BY AMBER KELLY-ANDERSON
What it’s about: The cast of a canceled sci-fi cult classic are doomed to careers of fan conventions and car lot openings, squabbling amongst themselves and clinging to past glories. That is until a race of aliens on the brink of extinction, believing television to be Earth’s historical documents (those poor people on Gilligan’s Island), wrangle the group to live the Galaxy Quest adventure for real.
Who’s in it: Tim Allen, Sigourney Weaver, Alan Rickman, Tony Shalhoub, Sam Rockwell and Daryl Mitchell.
When it came out: 1999
How come you haven’t heart of (or just seen) it: Galaxy Quest is one of those movies that you might have flipped past on cable some Sunday afternoon. Even if you have seen it, you’ve probably forgotten how hilarious and smart it is. It’s also one of those movies that when it comes up in conversation at a party, ten people will start quoting.
Why you need to watch it immediately: Star Trek spoofs are nothing novel — there are more of them than actual Trek episodes (including all the subsequent series). What sets Galaxy Quest apart is the wit of its premise and the savviness of its casting (watching Galaxy Quest is akin to playing “Spot the Future Breakout” — Justin Long, Corbin Bleu, Missi Pyle, and Rainn Wilson all turn up).
Both Allen and Shalhoub (pre-Monk and post-Wings) were working primarily in television at the time and knew the ins and outs of playing the same characters week after week. Weaver is sci-fi icon who certainly must have dealt with the level of fans the genre inspires. Rickman, although not yet Snape, basks in mocking the trend of classically trained British actors turning up in sci-fi.
Allen is someone to whom I loosely apply the term actor. However, Galaxy Quest is his best performance. Channeling elements of Shatner, he also incorporates bits of his most beloved creation, Buzz Lightyear. He’s funny, charming and smug in a way that works. His chemistry with Weaver is easy without being forced.
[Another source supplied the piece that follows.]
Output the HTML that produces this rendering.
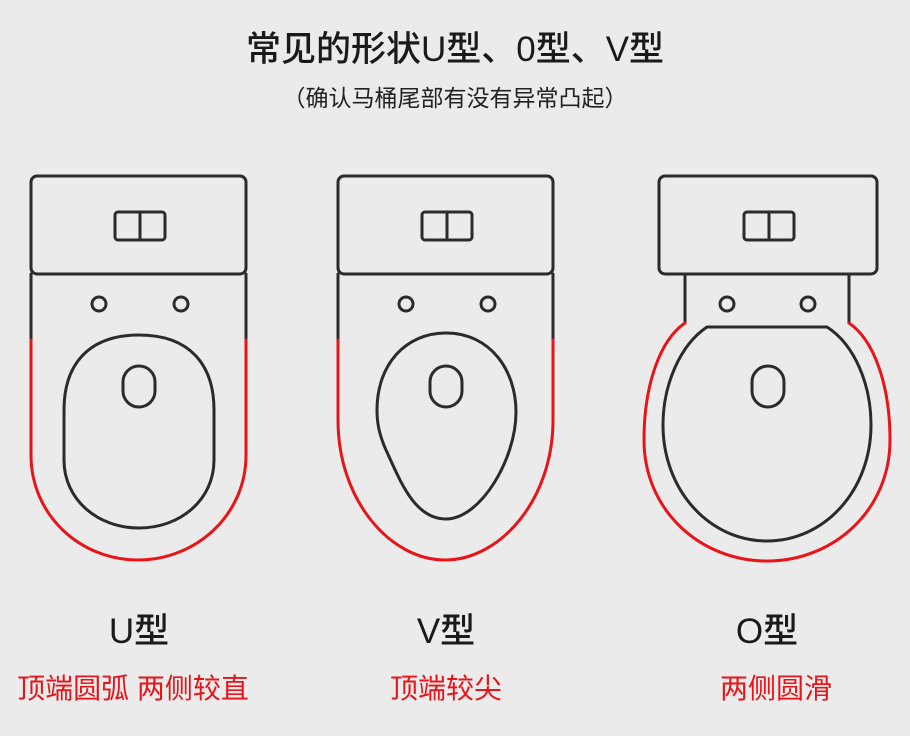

Also, Gwen DeMarco (Weaver) might be one of my favorite movie characters. She represents not just what it means to be a woman in the world of fanboys (unzipped jumpsuit much?), but how to function within the male world while maintaining your identity. Weaver’s Gwen is smart and just a little silly. My favorite line belongs to her: “Look! I have one job on this lousy ship. It’s stupid, but I’m gonna do it! Okay?”
If you are a Trek fan like my husband, the jokes are spot on — technical fan debates on imaginary specs, red shirts, countdowns that stop at one. If you aren’t a Trekkie, it’s still funny and actually a good introduction to that world. The comedy is never mean-spirited, honouring the show and fans while inviting the audience to laugh along with, instead of at, sci-fi and cult television.